President Irfaan Ali has committed to the revitalization of the sugar industry, which had been drastically downsized during the last five years.

The industry was in shambles even before the former administration took it reins. Billions of dollars in subvention each year, with production costs being greater than yields.

Several estates were closed down and thousands of workers placed on the breadline.

But the new government plans to return the industry to profitability.

“The once greatest contributor to our nation’s economy, has been beaten down to its knees, and the workers tossed to a heap of unemployment and misery. We intend to raise up the industry and to help it and its workers resume the once proud place in our economy,” Ali said during his inauguration speech.

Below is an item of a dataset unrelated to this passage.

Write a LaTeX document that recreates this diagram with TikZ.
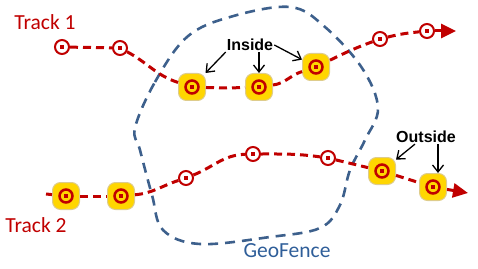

He continued: “The sugar industry has virtually been abandoned in the past five years, and the workers have been deserted. No attempt has been made to seek a new path by which aspects of the industry could be salvaged for the production of profitable sugar-based niche products, that would maintain jobs, and by doing so maintain the dignity of labour.”

He said that the assets of Guyana Sugar Corporation (GuySuCo) seem to have been stripped by National Industrial and Commercial Investments Limited (NICIL) and disposed of in a “criminal manner”.

“It is bad enough that I must draw your attention to the sore in the sugar industry that has been allowed to fester – neglected and forsaken. But, sadly, it is not the only sector of our economy where workers have suffered from poor policies of the previous administration than even more poorly implemented,” he said.